Problem to solve
Below are records; please write out exactly the lines from the first line through the line containing "const day21High = [375, 766];", with no pictures.

Source records
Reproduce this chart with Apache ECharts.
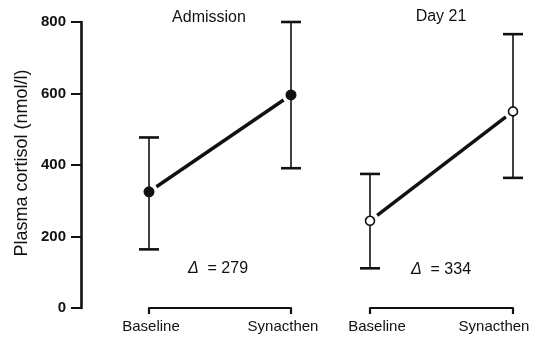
<!DOCTYPE html>
<html>
<head>
<meta charset="utf-8">
<script src="https://cdn.jsdelivr.net/npm/echarts@6/dist/echarts.min.js"></script>
<style>
  html, body { margin: 0; padding: 0; background: #fff; overflow: hidden; }
  #chart { width: 537px; height: 337px; }
</style>
</head>
<body>
<div id="chart"></div>
<script>
// Plasma cortisol before and after Synacthen, at admission and on day 21
const categories = ['Baseline', 'Synacthen'];

const admissionMean = [325, 596];
const admissionLow  = [164, 391];
const admissionHigh = [477, 800];

const day21Mean = [244, 550];
const day21Low  = [111, 364];
const day21High = [375, 766];

const yMin = 0, yMax = 800, yStep = 200;
const panelTitles = ['Admission', 'Day 21'];
const deltas = [279, 334];
const yAxisTitle = 'Plasma cortisol (nmol/l)';

const FONT = '"Liberation Sans", Arial, Helvetica, sans-serif';
const INK = '#111';

const chart = echarts.init(document.getElementById('chart'), null, { renderer: 'canvas', width: 537, height: 337 });

// error bars: vertical whisker with a horizontal cap at each end
function errorBarItem(params, api) {
  const x = api.value(0);
  const top = api.coord([x, api.value(2)]);
  const bot = api.coord([x, api.value(1)]);
  const half = 10;
  return {
    type: 'group',
    children: [
      { type: 'line', shape: { x1: top[0], y1: top[1], x2: bot[0], y2: bot[1] },
        style: { stroke: INK, lineWidth: 1.6 } },
      { type: 'line', shape: { x1: top[0] - half, y1: top[1], x2: top[0] + half, y2: top[1] },
        style: { stroke: INK, lineWidth: 2.6 } },
      { type: 'line', shape: { x1: bot[0] - half, y1: bot[1], x2: bot[0] + half, y2: bot[1] },
        style: { stroke: INK, lineWidth: 2.6 } }
    ]
  };
}

// connecting line between the two means, stopping short of the markers
function linkItem(params, api) {
  const a = api.coord([0, api.value(0)]);
  const b = api.coord([1, api.value(1)]);
  const dx = b[0] - a[0], dy = b[1] - a[1];
  const len = Math.sqrt(dx * dx + dy * dy);
  const gap = 9;
  const ux = dx / len, uy = dy / len;
  return {
    type: 'line',
    shape: { x1: a[0] + ux * gap, y1: a[1] + uy * gap, x2: b[0] - ux * gap, y2: b[1] - uy * gap },
    style: { stroke: INK, lineWidth: 3.4 }
  };
}

function barData(low, high) {
  return categories.map((c, i) => [i, low[i], high[i]]);
}

// category labels sit slightly off their ticks; padding nudges each one sideways
function labelStyle(padLeft, padRight) {
  return { fontFamily: FONT, fontSize: 15, color: INK, padding: [0, padRight, 0, padLeft] };
}

function xAxisFor(gridIndex, pads) {
  const rich = {};
  pads.forEach((p, i) => { rich['c' + i] = labelStyle(p[0], p[1]); });
  return {
    type: 'category', gridIndex, data: categories, boundaryGap: false,
    axisLine: { show: true, lineStyle: { color: INK, width: 2.2 } },
    axisTick: { show: true, inside: false, length: 6, lineStyle: { color: INK, width: 2.2 } },
    axisLabel: {
      color: INK, fontFamily: FONT, fontSize: 15, margin: 11,
      formatter: (value, index) => '{c' + index + '|' + value + '}',
      rich
    },
    splitLine: { show: false }
  };
}

function yAxisFor(gridIndex, visible) {
  return {
    type: 'value', gridIndex, min: yMin, max: yMax, interval: yStep,
    show: visible, offset: visible ? 68 : 0,
    axisLine: { show: true, lineStyle: { color: INK, width: 2.6 } },
    axisTick: { show: true, inside: false, length: 10, lineStyle: { color: INK, width: 2 } },
    axisLabel: { color: INK, fontFamily: FONT, fontSize: 15, fontWeight: 'bold', margin: 15 },
    splitLine: { show: false }
  };
}

function deltaText(x, y, value) {
  return {
    type: 'text', x, y,
    style: {
      text: '{d|Δ}  = ' + value, font: '16px ' + FONT, fill: INK,
      textAlign: 'center', textVerticalAlign: 'middle',
      rich: { d: { fontStyle: 'italic', fontFamily: FONT, fontSize: 16, fill: INK } }
    }
  };
}

const option = {
  backgroundColor: '#fff',
  animation: false,
  grid: [
    { left: 149, right: 246, top: 22, bottom: 29, containLabel: false, outerBoundsMode: 'none' },
    { left: 370, right: 24, top: 22, bottom: 29, containLabel: false, outerBoundsMode: 'none' }
  ],
  xAxis: [
    xAxisFor(0, [[4, 0], [0, 16]]),
    xAxisFor(1, [[14, 0], [0, 38]])
  ],
  yAxis: [yAxisFor(0, true), yAxisFor(1, false)],
  graphic: [
    { type: 'text', x: 209, y: 18, style: { text: panelTitles[0], font: '16px ' + FONT, fill: INK, textAlign: 'center', textVerticalAlign: 'middle' } },
    { type: 'text', x: 441, y: 17, style: { text: panelTitles[1], font: '16px ' + FONT, fill: INK, textAlign: 'center', textVerticalAlign: 'middle' } },
    deltaText(218, 269, deltas[0]),
    deltaText(441, 270, deltas[1]),
    { type: 'text', x: 22, y: 163, rotation: Math.PI / 2, style: { text: yAxisTitle, font: '18px ' + FONT, fill: INK, textAlign: 'center', textVerticalAlign: 'middle' } }
  ],
  series: [
    { type: 'custom', xAxisIndex: 0, yAxisIndex: 0, renderItem: errorBarItem, data: barData(admissionLow, admissionHigh), z: 2 },
    { type: 'custom', xAxisIndex: 1, yAxisIndex: 1, renderItem: errorBarItem, data: barData(day21Low, day21High), z: 2 },
    { type: 'custom', xAxisIndex: 0, yAxisIndex: 0, renderItem: linkItem, data: [admissionMean], z: 2 },
    { type: 'custom', xAxisIndex: 1, yAxisIndex: 1, renderItem: linkItem, data: [day21Mean], z: 2 },
    { type: 'scatter', xAxisIndex: 0, yAxisIndex: 0, data: admissionMean, symbol: 'circle', symbolSize: 11,
      itemStyle: { color: INK, opacity: 1 }, z: 3 },
    { type: 'scatter', xAxisIndex: 1, yAxisIndex: 1, data: day21Mean, symbol: 'circle', symbolSize: 9,
      itemStyle: { color: '#fff', borderColor: INK, borderWidth: 1.6, opacity: 1 }, z: 3 }
  ]
};

chart.setOption(option);
</script>
</body>
</html>
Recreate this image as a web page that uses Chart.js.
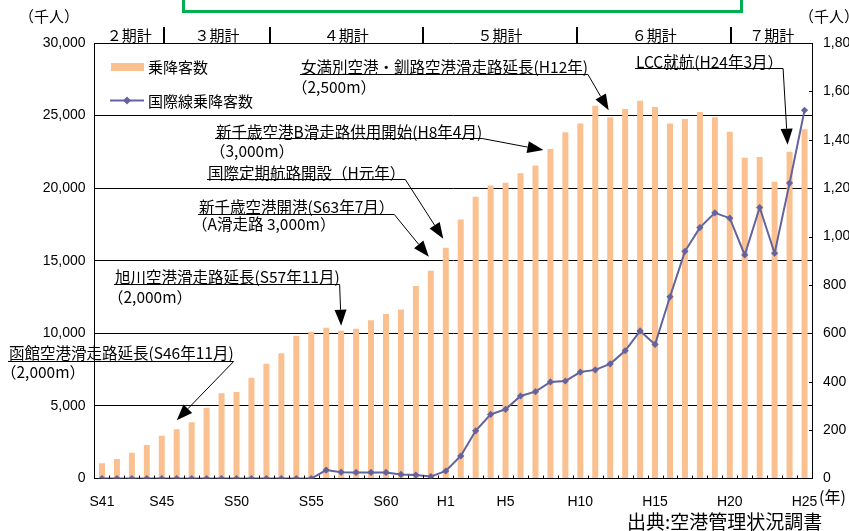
<!DOCTYPE html>
<html>
<head>
<meta charset="utf-8">
<script src="https://cdn.jsdelivr.net/npm/chart.js@4/dist/chart.umd.min.js"></script>
<style>
  html, body { margin: 0; padding: 0; background: #fff; overflow: hidden; }
  canvas { display: block; }
</style>
</head>
<body>
<canvas id="chart" width="849" height="531"></canvas>
<script>
// Fiscal years, Showa 41 (1966) to Heisei 25 (2013)
const years = [
  'S41','S42','S43','S44','S45','S46','S47','S48','S49','S50',
  'S51','S52','S53','S54','S55','S56','S57','S58','S59','S60',
  'S61','S62','S63',
  'H1','H2','H3','H4','H5','H6','H7','H8','H9','H10',
  'H11','H12','H13','H14','H15','H16','H17','H18','H19','H20',
  'H21','H22','H23','H24','H25'
];

// Year labels printed under the axis
const shownYears = ['S41','S45','S50','S55','S60','H1','H5','H10','H15','H20','H25'];

// Total passengers (thousand people), left axis
const passengers = [
  1050, 1340, 1780, 2310, 2950, 3390, 3870, 4880, 5870, 5960,
  6940, 7910, 8620, 9830, 10110, 10390, 10180, 10320, 10900, 11330,
  11650, 13260, 14310,
  15900, 17850, 19410, 20190, 20370, 21020, 21570, 22690, 23860, 24460,
  25670, 24880, 25450, 26020, 25590, 24460, 24760, 25250, 24880, 23880,
  22090, 22140, 20440, 22510, 24050
];

// International passengers (thousand people), right axis
const international = [
  0, 0, 0, 0, 0, 0, 0, 0, 0, 0,
  0, 0, 0, 0, 0, 35, 26, 25, 25, 25,
  17, 14, 8,
  31, 93, 197, 265, 286, 341, 359, 399, 403, 440,
  449, 474, 528, 610, 554, 751, 939, 1037, 1098, 1076,
  924, 1120, 931, 1221, 1522
];

// Development plan periods shown above the plot
const periodNames = ['２期計', '３期計', '４期計', '５期計', '６期計', '７期計'];

// Event notes with the year each arrow points at
const notes = [
  { title: '女満別空港・釧路空港滑走路延長(H12年)', sub: '（2,500m）', year: 'H12' },
  { title: 'LCC就航(H24年3月）', sub: null, year: 'H24' },
  { title: '新千歳空港B滑走路供用開始(H8年4月)', sub: '（3,000m）', year: 'H8' },
  { title: '国際定期航路開設（H元年）', sub: null, year: 'H1' },
  { title: '新千歳空港開港(S63年7月）', sub: '（A滑走路 3,000m）', year: 'S63' },
  { title: '旭川空港滑走路延長(S57年11月)', sub: '（2,000m）', year: 'S57' },
  { title: '函館空港滑走路延長(S46年11月)', sub: '（2,000m）', year: 'S46' }
];

// Placement of each note's text and arrow tip offset from the bar top
const noteLayout = [
  { x: 301, y: 67,    ulY: 74.5,  subX: 292, subY: 87,  dx: -1.5, gap: 7 },
  { x: 636, y: 62,    ulY: 68.5,  subX: 0,   subY: 0,   dx: -2,   gap: 7 },
  { x: 216, y: 132.5, ulY: 138.5, subX: 210, subY: 151, dx: -7,   gap: -1 },
  { x: 208, y: 173,   ulY: 179.5, subX: 0,   subY: 0,   dx: -2.5, gap: 9 },
  { x: 199, y: 207.5, ulY: 214.5, subX: 192, subY: 224, dx: -2,   gap: 14 },
  { x: 115, y: 277,   ulY: 284.5, subX: 108, subY: 297, dx: 0,    gap: 5 },
  { x: 9,   y: 353,   ulY: 361.5, subX: 1,   subY: 372, dx: 0,    gap: 9 }
];

const BAR = '#FAC08F';
const LINE = '#63639F';
const CJK = "'Noto Sans CJK JP', 'Noto Sans', sans-serif";
const NUM = "'Liberation Sans', Arial, sans-serif";

function drawArrow(ctx, x0, y0, x1, y1) {
  const ang = Math.atan2(y1 - y0, x1 - x0);
  const L = 16, W = 6;
  const bx = x1 - L * Math.cos(ang), by = y1 - L * Math.sin(ang);
  ctx.beginPath();
  ctx.moveTo(x0, y0);
  ctx.lineTo(bx, by);
  ctx.stroke();
  ctx.beginPath();
  ctx.moveTo(x1, y1);
  ctx.lineTo(bx + W * Math.sin(ang), by - W * Math.cos(ang));
  ctx.lineTo(bx - W * Math.sin(ang), by + W * Math.cos(ang));
  ctx.closePath();
  ctx.fill();
}

const decorations = {
  id: 'decorations',
  afterDraw(chart) {
    const ctx = chart.ctx;
    const area = chart.chartArea;
    const xs = chart.scales.x, ys = chart.scales.y, y1 = chart.scales.y1;
    ctx.save();

    // green frame at the top edge
    ctx.strokeStyle = '#00B050';
    ctx.lineWidth = 3;
    ctx.strokeRect(183.5, -10, 558, 21.5);

    // inner tick marks between categories
    ctx.strokeStyle = '#000';
    ctx.lineWidth = 1;
    ctx.beginPath();
    for (let i = 0; i < years.length - 1; i++) {
      const px = Math.round((xs.getPixelForValue(i) + xs.getPixelForValue(i + 1)) / 2) + 0.5;
      ctx.moveTo(px, area.bottom);
      ctx.lineTo(px, area.bottom - 3);
    }
    // inner tick marks on the right axis
    for (let v = 200; v < 1800; v += 200) {
      const py = Math.round(y1.getPixelForValue(v)) + 0.5;
      ctx.moveTo(area.right - 3, py);
      ctx.lineTo(area.right, py);
    }
    ctx.stroke();

    // period separators and labels above the plot
    const edges = [4.15, 11.25, 21.45, 31.8, 42.1].map(v => xs.getPixelForValue(v));
    ctx.lineWidth = 2;
    ctx.beginPath();
    edges.forEach(px => { ctx.moveTo(Math.round(px), 27); ctx.lineTo(Math.round(px), area.top); });
    ctx.stroke();
    const bounds = [area.left, ...edges, area.right];
    ctx.fillStyle = '#000';
    ctx.font = '15px ' + CJK;
    ctx.textAlign = 'center';
    ctx.textBaseline = 'middle';
    periodNames.forEach((name, i) => {
      ctx.fillText(name, (bounds[i] + bounds[i + 1]) / 2, 35);
    });

    // axis titles
    ctx.fillText('（千人）', 49, 16);
    ctx.fillText('（千人）', 829, 16);
    ctx.textAlign = 'left';
    ctx.font = '16px ' + CJK;
    ctx.fillText('(年)', 819, 497);
    ctx.font = '19px ' + CJK;
    ctx.fillText('出典:空港管理状況調書', 627, 522);

    // legend
    ctx.font = '15px ' + CJK;
    ctx.fillStyle = BAR;
    ctx.fillRect(111, 63, 33, 8);
    ctx.fillStyle = '#000';
    ctx.fillText(chart.data.datasets[1].label, 148, 67);
    ctx.strokeStyle = LINE;
    ctx.lineWidth = 2;
    ctx.beginPath();
    ctx.moveTo(110, 100.5);
    ctx.lineTo(144, 100.5);
    ctx.stroke();
    ctx.fillStyle = LINE;
    ctx.beginPath();
    ctx.moveTo(127, 96.5); ctx.lineTo(131, 100.5); ctx.lineTo(127, 104.5); ctx.lineTo(123, 100.5);
    ctx.closePath();
    ctx.fill();
    ctx.fillStyle = '#000';
    ctx.fillText(chart.data.datasets[0].label, 148, 101);

    // event notes with underlines and arrows
    ctx.strokeStyle = '#000';
    ctx.fillStyle = '#000';
    ctx.lineWidth = 1;
    notes.forEach((n, k) => {
      const L = noteLayout[k];
      ctx.font = '15.5px ' + CJK;
      ctx.fillText(n.title, L.x, L.y);
      const w = ctx.measureText(n.title).width;
      if (n.sub) ctx.fillText(n.sub, L.subX, L.subY);
      const endX = L.x + w;
      ctx.beginPath();
      ctx.moveTo(L.x - 1, L.ulY);
      ctx.lineTo(endX, L.ulY);
      ctx.stroke();
      const idx = years.indexOf(n.year);
      const tipX = xs.getPixelForValue(idx) + L.dx;
      const tipY = ys.getPixelForValue(passengers[idx]) - L.gap;
      drawArrow(ctx, endX, L.ulY, tipX, tipY);
    });

    ctx.restore();
  }
};

new Chart(document.getElementById('chart'), {
  type: 'bar',
  data: {
    labels: years,
    datasets: [
      {
        type: 'line',
        label: '国際線乗降客数',
        data: international,
        yAxisID: 'y1',
        borderColor: LINE,
        backgroundColor: LINE,
        borderWidth: 2,
        pointStyle: 'rectRot',
        pointRadius: 3.6,
        pointBorderWidth: 0,
        pointBackgroundColor: LINE,
        tension: 0,
        order: 0
      },
      {
        type: 'bar',
        label: '乗降客数',
        data: passengers,
        yAxisID: 'y',
        backgroundColor: BAR,
        barPercentage: 0.4,
        categoryPercentage: 1,
        order: 1
      }
    ]
  },
  options: {
    responsive: false,
    animation: false,
    devicePixelRatio: 1,
    layout: { padding: { top: 43, left: 0, right: 0, bottom: 0 } },
    plugins: { legend: { display: false }, tooltip: { enabled: false } },
    scales: {
      x: {
        offset: true,
        grid: { display: false, drawTicks: false },
        border: { display: true, color: '#000', width: 1 },
        ticks: {
          autoSkip: false, maxRotation: 0, minRotation: 0,
          color: '#000', font: { family: NUM, size: 14 }, padding: 15,
          callback(v, i) { return shownYears.includes(years[i]) ? years[i] : ''; }
        },
        afterFit(s) { s.height = 52.5; }
      },
      y: {
        position: 'left', min: 0, max: 30000,
        ticks: { stepSize: 5000, color: '#000', font: { family: NUM, size: 14 }, padding: 9 },
        grid: { color: '#000', lineWidth: 1, drawTicks: false },
        border: { display: true, color: '#000', width: 1 },
        afterFit(s) { s.width = 94.5; }
      },
      y1: {
        position: 'right', min: 0, max: 1800,
        ticks: { stepSize: 200, color: '#000', font: { family: NUM, size: 14 }, padding: 11 },
        grid: { display: false, drawTicks: false },
        border: { display: true, color: '#000', width: 1 },
        afterFit(s) { s.width = 37; }
      }
    }
  },
  plugins: [decorations]
});
</script>
</body>
</html>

Complete answer
Reproduce this chart with Apache ECharts.
<!DOCTYPE html>
<html>
<head>
<meta charset="utf-8">
<script src="https://cdn.jsdelivr.net/npm/echarts@6/dist/echarts.min.js"></script>
<style>
  html, body { margin: 0; padding: 0; background: #fff; overflow: hidden; }
  #chart { width: 537px; height: 337px; }
</style>
</head>
<body>
<div id="chart"></div>
<script>
// Plasma cortisol before and after Synacthen, at admission and on day 21
const categories = ['Baseline', 'Synacthen'];

const admissionMean = [325, 596];
const admissionLow  = [164, 391];
const admissionHigh = [477, 800];

const day21Mean = [244, 550];
const day21Low  = [111, 364];
const day21High = [375, 766];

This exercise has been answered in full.